* Given problem: Pictures are not part of the copy. Retype the lines from the first one through the line that contains "(0,0) rectangle (1220,610);".

* Data lines:
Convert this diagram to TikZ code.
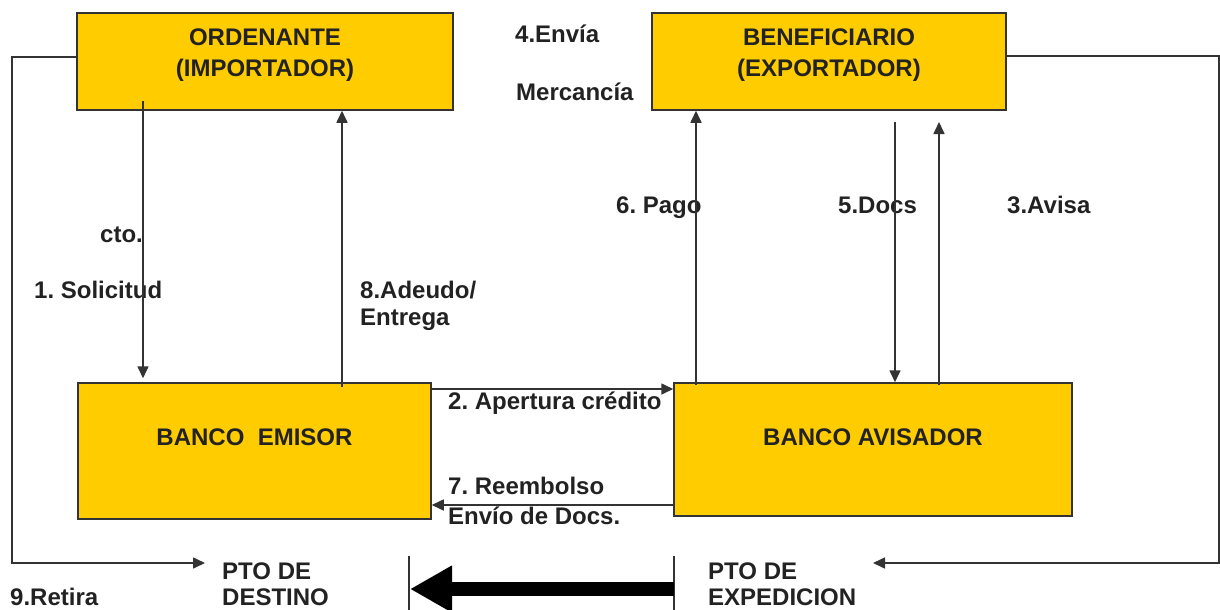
\documentclass[tikz,border=0pt]{standalone}
\usepackage{fontspec}
\setmainfont{Liberation Sans}
\usetikzlibrary{arrows.meta}
\definecolor{boxfill}{HTML}{FFCC00}
\definecolor{ink}{HTML}{222222}
\definecolor{edge}{HTML}{333333}
\frenchspacing
\begin{document}
\begin{tikzpicture}[x=1pt,y=-1pt,
  box/.style={draw=edge, line width=1.5pt, fill=boxfill, inner sep=0pt},
  lbl/.style={font=\bfseries\fontsize{24}{28}\selectfont, text=ink, inner sep=0pt, anchor=base west, align=left},
  ctr/.style={font=\bfseries\fontsize{24}{31}\selectfont, text=ink, inner sep=0pt, anchor=base, align=center},
  conn/.style={draw=edge, line width=1.6pt},
  arr/.style={conn, -{Triangle[length=12pt 0, width=11pt 0]}}]
\useasboundingbox (0,0) rectangle (1220,610);

% boxes
\node[box, minimum width=376pt, minimum height=97pt] (ord) at (265,61.5) {};
\node[box, minimum width=354pt, minimum height=97pt] (ben) at (829,61.5) {};
\node[box, minimum width=353pt, minimum height=136pt] (emi) at (254.5,451) {};
\node[box, minimum width=398pt, minimum height=133pt] (avi) at (873,449.5) {};

% box texts (base anchor = baseline of last line)
\node[ctr] (ordt) at (265,77) {ORDENANTE\\(IMPORTADOR)};
\node[ctr] (bent) at (829,77) {BENEFICIARIO\\(EXPORTADOR)};
\node[ctr] (emit) at (254.5,445) {BANCO\ \ EMISOR};
\node[ctr] (avit) at (873,445) {BANCO AVISADOR};

% free text labels
\node[lbl] (l4a) at (515,43) {4.Envía};
\node[lbl] (l4b) at (516,100) {Mercancía};
\node[lbl] (lcto) at (100,242) {cto.};
\node[lbl] (l1) at (34,298) {1. Solicitud};
\node[lbl, font=\bfseries\fontsize{24}{27}\selectfont] (l8) at (360,325) {8.Adeudo/\\Entrega};
\node[lbl] (l6) at (616,213) {6. Pago};
\node[lbl] (l5) at (838,213) {5.Docs};
\node[lbl] (l3) at (1007,213) {3.Avisa};
\node[lbl] (l2) at (448,409) {2. Apertura crédito};
\node[lbl, font=\bfseries\fontsize{24}{30}\selectfont] (l7) at (448,524) {7. Reembolso\\Envío de Docs.};
\node[lbl] (l9) at (10,605) {9.Retira};
\node[lbl, font=\bfseries\fontsize{24}{26}\selectfont] (dst) at (222,605) {PTO DE\\DESTINO};
\node[lbl, font=\bfseries\fontsize{24}{26}\selectfont] (exp) at (708,605) {PTO DE\\EXPEDICION};

% coordinates
\coordinate (dstin) at (205,563);
\coordinate (expin) at (873,563);
\coordinate (vl1) at (409,556);
\coordinate (vl1b) at (409,612);
\coordinate (vl2) at (674,556);
\coordinate (vl2b) at (674,612);
\coordinate (bigs) at (674,589);
\coordinate (bige) at (410,589);

% loops
\draw[arr] ([yshift=4.5pt]ord.west) -| (12,563) -- (dstin);
\draw[arr] ([yshift=5.5pt]ben.east) -| (1219,563) -- (expin);

% vertical arrows
\draw[arr] (ord.south -| 143,0) ++(0,-10) -- ([yshift=4pt]emi.north -| 143,0);
\draw[arr] (emi.north -| 342,0) ++(0,5) -- (ord.south -| 342,0);
\draw[arr] (avi.north -| 696,0) ++(0,3) -- (ben.south -| 696,0);
\draw[arr] (895,122) -- (avi.north -| 895,0);
\draw[arr] (avi.north -| 939,0) ++(0,3) -- (939,122);

% horizontal arrows
\draw[arr] (emi.east |- 0,389) -- (avi.west |- 0,389);
\draw[arr] (avi.west |- 0,505) -- (emi.east |- 0,505);

% big arrow
\draw[conn] (vl1) -- (vl1b);
\draw[conn] (vl2) -- (vl2b);
\draw[black, line width=14pt, -{Triangle[length=42pt 0, width=44pt 0]}] (bigs) -- (bige);
\end{tikzpicture}
\end{document}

* The solution:
Convert this diagram to TikZ code.
\documentclass[tikz,border=0pt]{standalone}
\usepackage{fontspec}
\setmainfont{Liberation Sans}
\usetikzlibrary{arrows.meta}
\definecolor{boxfill}{HTML}{FFCC00}
\definecolor{ink}{HTML}{222222}
\definecolor{edge}{HTML}{333333}
\frenchspacing
\begin{document}
\begin{tikzpicture}[x=1pt,y=-1pt,
  box/.style={draw=edge, line width=1.5pt, fill=boxfill, inner sep=0pt},
  lbl/.style={font=\bfseries\fontsize{24}{28}\selectfont, text=ink, inner sep=0pt, anchor=base west, align=left},
  ctr/.style={font=\bfseries\fontsize{24}{31}\selectfont, text=ink, inner sep=0pt, anchor=base, align=center},
  conn/.style={draw=edge, line width=1.6pt},
  arr/.style={conn, -{Triangle[length=12pt 0, width=11pt 0]}}]
\useasboundingbox (0,0) rectangle (1220,610);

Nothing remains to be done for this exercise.